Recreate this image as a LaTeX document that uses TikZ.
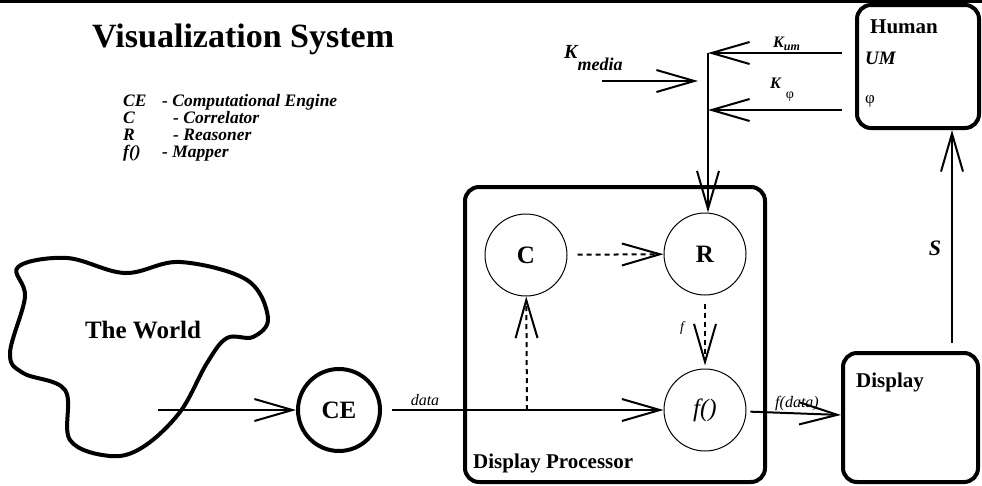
\documentclass[tikz,border=0pt]{standalone}
\usepackage{fontspec}
\setmainfont{Liberation Serif}
\usetikzlibrary{arrows.meta, positioning}

\begin{document}
\begin{tikzpicture}[x=1pt, y=-1pt,
		proc/.style={circle, draw, line width=1pt, minimum size=82pt, inner sep=0pt,
			font=\fontsize{25}{25}\selectfont\bfseries},
		box/.style={draw, line width=4pt, rounded corners=14pt, inner sep=0pt},
		flow/.style={line width=2pt, -{Straight Barb[length=38pt, width=22pt]}},
		hint/.style={flow, dash pattern=on 5pt off 4pt},
		lbl/.style={inner sep=0pt, anchor=base west},
		note/.style={lbl, font=\fontsize{16}{16}\selectfont\itshape}]
	\useasboundingbox (0,0) rectangle (982,485);
	\draw[line width=3pt] (0,1.5) -- (982,1.5);

	% title and the key to the abbreviations, two columns so the dashes
	% line up the way they did in the original slide
	\node[lbl, font=\fontsize{34}{34}\selectfont\bfseries] (title) at (92,47) {Visualization System};
	\begin{scope}[every node/.style={lbl, font=\fontsize{17.5}{17.5}\selectfont\bfseries\itshape}]
		\node (kce) at (123,106) {CE};
		\node (kc)  at (123,123) {C};
		\node (kr)  at (123,140) {R};
		\node (kf)  at (123,157) {f()};
		\node at (162,106) {- Computational Engine};
		\node at (173,123) {- Correlator};
		\node at (173,140) {- Reasoner};
		\node at (162,157) {- Mapper};
	\end{scope}

	% the world is a blob, not a box
	\draw[line width=4pt] plot[smooth cycle, tension=0.6] coordinates {
		(18,267) (67,258) (125,273) (180,262) (247,280) (268,318) (253,337)
		(227,338) (207,363) (180,412) (143,447) (110,456) (70,440) (65,390)
		(23,373) (10,353) (25,297)};
	\node[font=\fontsize{25}{25}\selectfont\bfseries] (world) at (143,330) {The World};
	\coordinate (wsrc) at (158,410);

	\node[proc, line width=4pt] (ce) at (339,410) {CE};

	% display processor with its three parts
	\node[box, minimum width=300pt, minimum height=295pt] (dp) at (615,334.5) {};
	\node[lbl, font=\fontsize{21}{21}\selectfont\bfseries] (dplbl) at (473,468) {Display Processor};
	\node[proc] (c) at (526,255) {C};
	\node[proc] (r) at (705,254) {R};
	\node[proc, font=\fontsize{25}{25}\selectfont\itshape] (fmap) at (705,410) {f()};
	\coordinate (tap) at (527,410);

	\node[box, minimum width=135pt, minimum height=129pt] (disp) at (910.5,417.5) {};
	\node[lbl, font=\fontsize{21}{21}\selectfont\bfseries] (displbl) at (856,387) {Display};

	\node[box, minimum width=122pt, minimum height=123pt] (human) at (918,66.5) {};
	\node[lbl, font=\fontsize{21}{21}\selectfont\bfseries] (humlbl) at (870,33) {Human};
	\node[lbl, font=\fontsize{19}{19}\selectfont\bfseries\itshape] (um) at (865,64) {UM};
	\node[lbl, font=\fontsize{17}{17}\selectfont] (phi) at (865,103) {φ};

	% feedback from the human into the reasoner
	\coordinate (kumsrc) at (842,53);
	\coordinate (jum) at (708,53);
	\coordinate (kphisrc) at (842,110);
	\coordinate (jphi) at (708,110);
	\coordinate (kmsrc) at (602,81);
	\coordinate (kmtip) at (698,81);
	\coordinate (sfoot) at (952,343);

	\draw[flow] (kumsrc) -- (jum);
	\draw[flow] (kphisrc) -- (jphi);
	\draw[flow] (kmsrc) -- (kmtip);
	\draw[flow] (jum) -- (jum |- r.north);
	\node[lbl, font=\fontsize{16}{16}\selectfont\bfseries\itshape] at (773,47)
		{K\raisebox{-3pt}{\fontsize{12}{12}\selectfont um}};
	\node[lbl, font=\fontsize{16}{16}\selectfont\bfseries\itshape] at (770,88)
		{K\hspace{5pt}\raisebox{-10pt}{\fontsize{14}{14}\selectfont\mdseries\upshape φ}};
	\node[lbl, font=\fontsize{20}{20}\selectfont\bfseries\itshape] at (564,58)
		{K\raisebox{-12pt}{\fontsize{18}{18}\selectfont media}};

	% main data path, left to right
	\draw[flow] (wsrc) -- (ce);
	\draw[flow, shorten <=10pt] (ce) -- (fmap);
	\draw[flow, shorten <=4pt] (fmap) -- (disp);
	\node[note, anchor=base] at (425,405) {data};
	\node[note, anchor=base] at (797,407) {f(data)};

	\draw[hint] (tap) -- (c);
	\draw[hint, shorten <=10pt] (c) -- (r);
	\draw[hint, shorten <=8pt, shorten >=3pt] (r) -- (fmap);
	\node[note, font=\fontsize{14}{14}\selectfont\itshape] at (680,331) {f};

	\draw[flow] (sfoot) -- (sfoot |- human.south);
	\node[font=\fontsize{22}{22}\selectfont\bfseries\itshape] (s) at (935,248) {S};
\end{tikzpicture}
\end{document}
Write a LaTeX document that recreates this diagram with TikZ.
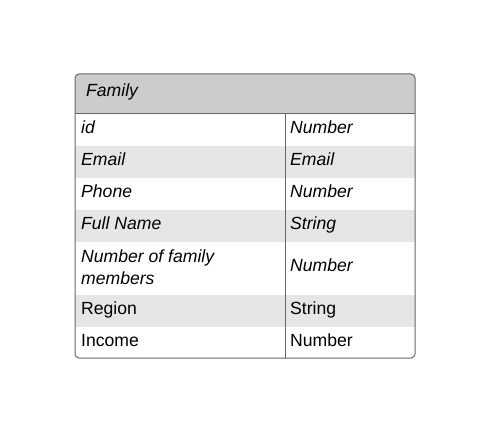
\documentclass[tikz,border=0pt]{standalone}
\usepackage{fontspec}
\setmainfont{Liberation Sans}
\definecolor{hdrgray}{HTML}{CCCCCC}
\definecolor{stripegray}{HTML}{E6E6E6}
\definecolor{bordergray}{HTML}{666666}
\begin{document}
\begin{tikzpicture}[x=1pt,y=-1pt,
  cell/.style={anchor=base west, inner sep=0pt, font=\fontsize{17.6}{22}\selectfont},
  icell/.style={cell, font=\fontsize{17.6}{22}\selectfont\itshape},
  mcell/.style={anchor=west, inner sep=0pt, align=left, font=\fontsize{17.6}{22}\selectfont\itshape},
  tableline/.style={draw=bordergray, line width=1pt}]
\useasboundingbox (0,0) rectangle (495,443);
\begin{scope}
  \clip[rounded corners=4pt] (75,74) rectangle (415,358);
  \fill[hdrgray] (75,74) rectangle (415,114);
  \fill[stripegray] (75,146) rectangle (415,178);
  \fill[stripegray] (75,210) rectangle (415,242);
  \fill[stripegray] (75,295) rectangle (415,327);
\end{scope}
\draw[tableline, rounded corners=4pt] (75,74) rectangle (415,358);
\draw[tableline] (75,114) -- (415,114);
\draw[tableline] (285,114) -- (285,358);
\node[icell] (title) at (86,97) {Family};
\node[icell] (k1) at (81,134) {id};
\node[icell] (v1) at (290,134) {Number};
\node[icell] (k2) at (81,166) {Email};
\node[icell] (v2) at (290,166) {Email};
\node[icell] (k3) at (81,198) {Phone};
\node[icell] (v3) at (290,198) {Number};
\node[icell] (k4) at (81,230) {Full Name};
\node[icell] (v4) at (290,230) {String};
\node[mcell] (k5) at (81,266.8) {Number of family\\members};
\node[icell] (v5) at (290,272) {Number};
\node[cell] (k6) at (81,315) {Region};
\node[cell] (v6) at (290,315) {String};
\node[cell] (k7) at (81,347) {Income};
\node[cell] (v7) at (290,347) {Number};
\end{tikzpicture}
\end{document}
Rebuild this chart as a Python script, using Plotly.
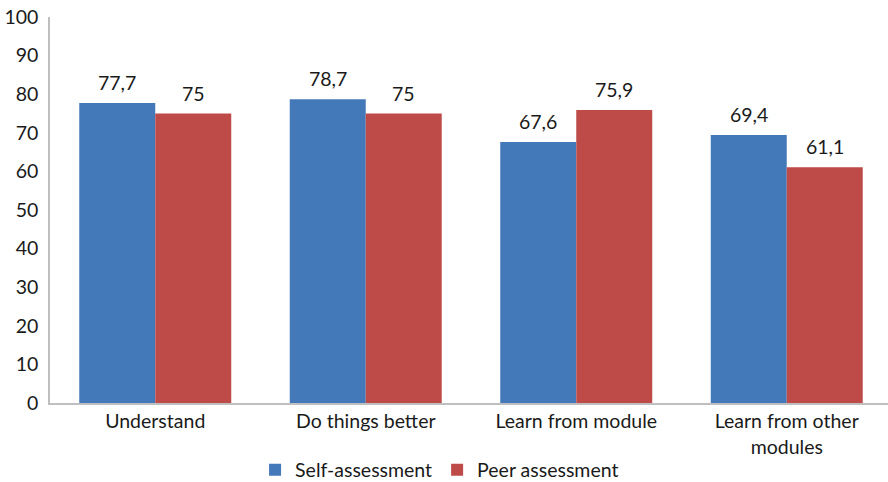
import plotly.graph_objects as go

categories = ["Understand", "Do things better", "Learn from module", "Learn from other<br>modules"]
self_vals = [77.7, 78.7, 67.6, 69.4]
peer_vals = [75, 75, 75.9, 61.1]
self_labels = ["77,7", "78,7", "67,6", "69,4"]
peer_labels = ["75", "75", "75,9", "61,1"]
y_ticks = [0, 10, 20, 30, 40, 50, 60, 70, 80, 90, 100]

BLUE = "#4479B9"
RED = "#BE4B48"
FONT = "Lato, 'Open Sans', sans-serif"
TXT = "#1a1a1a"
FS = 19.5

fig = go.Figure()
fig.add_trace(go.Bar(name="Self-assessment", x=categories, y=self_vals,
                     marker=dict(color=BLUE, line=dict(width=0))))
fig.add_trace(go.Bar(name="Peer assessment", x=categories, y=peer_vals,
                     marker=dict(color=RED, line=dict(width=0))))

for c, v, t in zip(categories, self_vals, self_labels):
    fig.add_annotation(x=c, y=v, text=t, xshift=-38, yshift=7, yanchor="bottom",
                       showarrow=False, font=dict(size=FS, color=TXT, family=FONT))
for c, v, t in zip(categories, peer_vals, peer_labels):
    fig.add_annotation(x=c, y=v, text=t, xshift=38, yshift=7, yanchor="bottom",
                       showarrow=False, font=dict(size=FS, color=TXT, family=FONT))

fig.update_layout(
    width=888, height=482,
    margin=dict(l=50, r=0, t=17, b=79, autoexpand=False),
    paper_bgcolor="white", plot_bgcolor="white",
    barmode="group", bargap=0.278, bargroupgap=0,
    font=dict(family=FONT, size=FS, color=TXT),
    showlegend=True,
    legend=dict(orientation="h", xref="container", x=0.495, xanchor="center",
                yref="container", y=0.025, yanchor="middle",
                font=dict(size=FS, color=TXT, family=FONT), traceorder="normal",
                itemwidth=30),
    xaxis=dict(range=[-0.5, 3.481], showline=True, linecolor="#BFBFBF", linewidth=1.5,
               ticks="", showgrid=False, automargin=False,
               tickfont=dict(size=FS, color=TXT, family=FONT)),
    yaxis=dict(range=[0, 100], tickvals=y_ticks, showline=True, linecolor="#BFBFBF",
               linewidth=1.5, ticks="", showgrid=False, zeroline=False, automargin=False,
               ticklabelstandoff=6,
               tickfont=dict(size=FS, color=TXT, family=FONT)),
)

fig.write_html("out.html")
========
■ Exercise brief ■
The lines from the start of the data through the line that contains "(0,1.5) -- (982,1.5);" are to be returned exactly, please, with both ends included and every picture left out.

■ Written response ■
Recreate this image as a LaTeX document that uses TikZ.
\documentclass[tikz,border=0pt]{standalone}
\usepackage{fontspec}
\setmainfont{Liberation Serif}
\usetikzlibrary{arrows.meta, positioning}

\begin{document}
\begin{tikzpicture}[x=1pt, y=-1pt,
		proc/.style={circle, draw, line width=1pt, minimum size=82pt, inner sep=0pt,
			font=\fontsize{25}{25}\selectfont\bfseries},
		box/.style={draw, line width=4pt, rounded corners=14pt, inner sep=0pt},
		flow/.style={line width=2pt, -{Straight Barb[length=38pt, width=22pt]}},
		hint/.style={flow, dash pattern=on 5pt off 4pt},
		lbl/.style={inner sep=0pt, anchor=base west},
		note/.style={lbl, font=\fontsize{16}{16}\selectfont\itshape}]
	\useasboundingbox (0,0) rectangle (982,485);
	\draw[line width=3pt] (0,1.5) -- (982,1.5);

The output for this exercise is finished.